I freaking hate the concept of “branding.” It sounds so corporate, so money-hungry, so un-artistic.
That and I suck at it. That may have jaded me a little.
If you’re new to the writing world, or art in general, your “brand” is whatever you’re selling. As an artist, you’re selling what you create, but also yourself. So branding is the art of marketing you and your work.
More specifically, branding is selling who you are and what you have to offer.
Unfortunately, you have to know what those things are.
For the longest time, I was just a a writer. I put words to pages and studied how to do it better in school. And I thought that was enough. I was a writer and what I had to offer was good books.
But that’s not enough. Not anymore. Thanks to the internet, writers are a dime a dozen now. You have to narrow it down.
What stories do you want to tell? Why do you write? What do you hope to put into the world?
More specifically, who are you? If you know who you are, you can get a little closer to your brand.
For starters, I am not a writer, but a fiction writer. I don’t like journalism, technical writing, or even copywriting that much. We’re narrowing it down.
I’m also a Christian, which brings up a new issue: Christian art is by and large bad, but it’s getting better in some ways, and I want to be part of that improvement.
This gets a little closer to who I am: a guy fed up with starchy Christianity, or more specifically, suffocating religion.
Ever since reading guys like C.S. Lewis and John Eldredge, I have had little patience for religion, which chokes the spirit of God with legalism and works.
We’re getting closer…
Then, a few years back now, I had an encounter with God over the “Dry Bones” passage in Ezekiel 37, where God tells Ezekiel to prophecy over a valley of dry bones so they rise, and then to prophecy breath into them so they’ll live.

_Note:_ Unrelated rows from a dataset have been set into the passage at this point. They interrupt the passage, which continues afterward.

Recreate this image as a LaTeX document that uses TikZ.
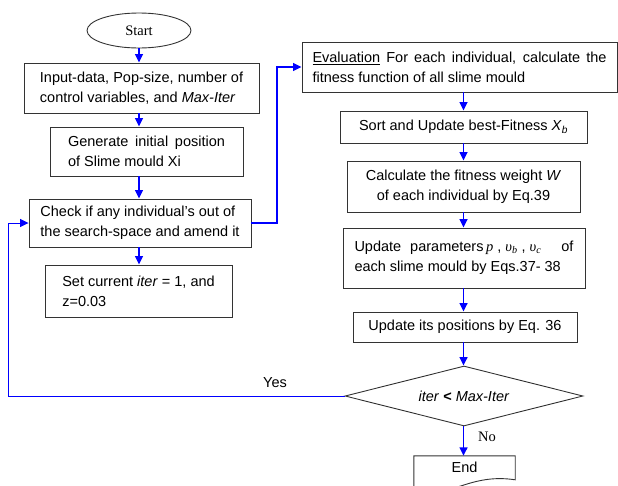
\documentclass[tikz,border=0pt]{standalone}
\usepackage{fontspec}
\setmainfont{Liberation Sans}
\newfontfamily\seriffont{Liberation Serif}
\usetikzlibrary{shapes.geometric,arrows.meta,calc}
\hyphenpenalty=10000
\exhyphenpenalty=10000
\begin{document}
\begin{tikzpicture}[x=1pt,y=-1pt,
  font=\fontsize{14.5}{20}\selectfont,
  box/.style={draw=black!80, line width=0.9pt, rectangle, inner sep=0pt, align=left},
  flow/.style={draw=blue, line width=1.5pt, -{Triangle[length=8.5pt,width=8pt]}},
  back/.style={draw=blue, line width=1pt, -{Triangle[length=8.5pt,width=8pt]}},
  lbl/.style={inner sep=0pt},
  ]
\useasboundingbox (0,0) rectangle (618,485);
% left column
\node[ellipse, draw=black!80, line width=0.9pt, minimum width=104, minimum height=35, inner sep=0pt,
      font=\seriffont\fontsize{14.5}{16}\selectfont] (start) at (139,30.5) {Start};
\node[box, minimum width=235, minimum height=50] (in1) at (141.5,88)
  {Input-data, Pop-size, number of\\control variables, and \textit{Max-Iter}};
\node[box, minimum width=193, minimum height=49] (gen) at (146.5,151.5)
  {\makebox[157pt][s]{Generate initial position}\\of Slime mould Xi};
\node[box, minimum width=222, minimum height=48] (chk) at (140,223)
  {Check if any individual's out of\\the search-space and amend it};
\node[box, minimum width=187, minimum height=52] (set) at (138.5,291)
  {Set current \textit{iter} = 1, and\\z=0.03};
% right column
\node[box, minimum width=315, minimum height=50] (eval) at (459.5,67)
  {\makebox[294pt][s]{\underline{Evaluation} For each individual, calculate the}\\fitness function of all slime mould};
\node[box, align=center, minimum width=247, minimum height=32] (sort) at (463.5,127)
  {Sort and Update best-Fitness \textit{X}\textsubscript{\textit{b}}};
\node[box, align=center, minimum width=233, minimum height=51] (calc) at (463.5,186.5)
  {Calculate the fitness weight \textit{W}\\of each individual by Eq.39};
\node[box, minimum width=242, minimum height=60] (upd) at (464,258)
  {\makebox[219pt][l]{Update\hspace{9pt}parameters\,{\seriffont\itshape p} , {\seriffont\itshape υ\textsubscript{b}} , {\seriffont\itshape υ\textsubscript{c}}\hfill of}\\each slime mould by Eqs.37- 38};
\node[box, align=center, minimum width=224, minimum height=30] (pos) at (465,327)
  {Update its positions by Eq. 36};
\node[diamond, aspect=4, draw=black!80, line width=0.9pt, minimum width=238, minimum height=60, inner sep=0pt]
  (dec) at (464,396) {\textit{iter} \textbf{<} \textit{Max-Iter}};
\node[minimum width=101, minimum height=22, inner sep=0pt] (end) at (464.5,467) {End};
\draw[draw=black!80, line width=0.9pt]
  ($(end.north west)+(0,40)$) -- (end.north west) -- (end.north east) -- ($(end.north east)+(0,24)$)
  .. controls ($(end.north east)+(-20,21)$) and ($(end.north east)+(-35,24)$) .. ($(end.north)+(0,29)$)
  .. controls ($(end.north)+(-15,34)$) and ($(end.north west)+(20,37)$) .. ($(end.north west)+(0,33)$);
% helper coordinates
\coordinate (rb) at (277,0);
\coordinate (rx) at (463.5,0);
\coordinate (lb) at (8,0);
% connectors left
\draw[flow] (start.south) -- (in1.north -| start.south);
\draw[flow] (in1.south -| start.south) -- (gen.north -| start.south);
\draw[flow] (gen.south -| start.south) -- (chk.north -| start.south);
\draw[flow] (chk.south -| start.south) -- (set.north -| start.south);
\draw[flow] (chk.east) -- (chk.east -| rb) |- (eval.west);
% connectors right
\draw[flow] (eval.south -| rx) -- (sort.north -| rx);
\draw[flow] (sort.south -| rx) -- (calc.north -| rx);
\draw[flow] (calc.south -| rx) -- (upd.north -| rx);
\draw[flow] (upd.south -| rx) -- (pos.north -| rx);
\draw[flow] (pos.south -| rx) -- (dec.north -| rx);
\draw[flow] (dec.south -| rx) -- (end.north -| rx);
\draw[back] (dec.west) -- (dec.west -| lb) |- (chk.west);
% labels
\node[lbl] (yes) at (275,383) {Yes};
\node[lbl, font=\seriffont\fontsize{14.5}{16}\selectfont] (no) at (487,437) {No};
\end{tikzpicture}
\end{document}
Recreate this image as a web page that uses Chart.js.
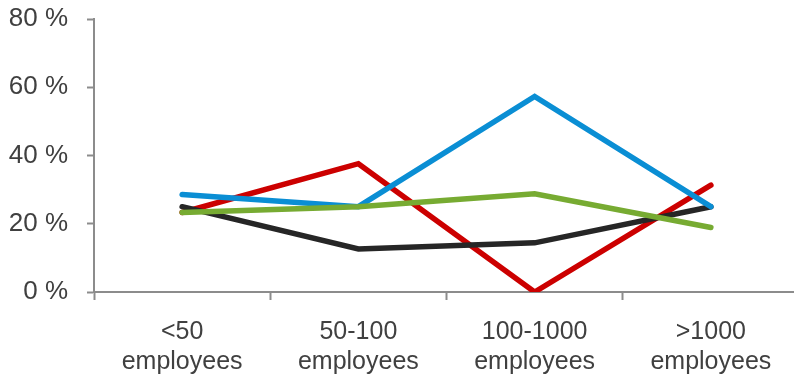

God struck me with that and it became my passion: breathing God’s life into dry bones.
And suddenly, I had it.
I create to breathe new life into musty Christianity.
That doesn’t just mean I write to Christians. My audience is anybody who’s sick of faith that doesn’t help and doesn’t work. The teenager going to church because Mom and Dad dragged him. The runaway who only found hate and condemnation in “God.” The man or woman who’s bored with Christianity.
The homosexual looking for love. The addict looking for grace. The guy on death row looking for a last chance. The outcast who wants in.
They are reflected in the stories I write.
Ferryman pushes boundaries to show that Christians don’t have to be G-rated or even write about Jesus to be Christian writers. Rise is a rallying cry against being good little boys and girls. Locke Hart is about shattering established rules in order to be Godly.
And this blog occasionally challenges the norms of Christian fiction. Everything I write reflects this attitude.
Many of my books and ideas can be sold outside the Christian market, but this is my focus: to show the world a new kind of Christianity.
Well, not “new.” It’s as old as Jesus’s ministry itself. Forget the rules that can’t save your soul. Love God, accept Jesus, and find the joy of his freedom.
And I’ll probably never say those words in my books. I don’t have to. I’ll just show them what new life looks like, and how suffocating the old life is.
That’s writing rule #1: Show, don’t tell.
Now I know my brand: I write fiction. To whom? People who are tired of cobwebbed Christianity. What value do I offer? Rejuvenation. That’s the art I want to create.
Because it’s the life I want to live.
What about you? What do you create? Why do you create it? What do you believe? What are you passionate about?
Who are you?
Tell me in the comments. If you need help, we can talk about that, too.
I like the idea of a broad conceptual branding of self, because the usual branding of a genre writer doesn’t appeal to me (“Oh, you’re a mystery writer!” “Oh, you’re a fantasy writer!” etc). I write many different genres, as inspiration strikes, but I’ve stuck mostly to historical fiction and historical magical realism of late (fiction wise, I write a ton of nonfiction as well, both for fun and my job).
I want to challenge my readers and make them ask hard questions of their faith. I like to construct difficult plots that force characters into situations where they have no easy answers — the pacifist sent by her mother to an assassin’s school, for example. With historical fiction, I like to bring long dead people back to life, and make the reader feel something for, or at least understand, them.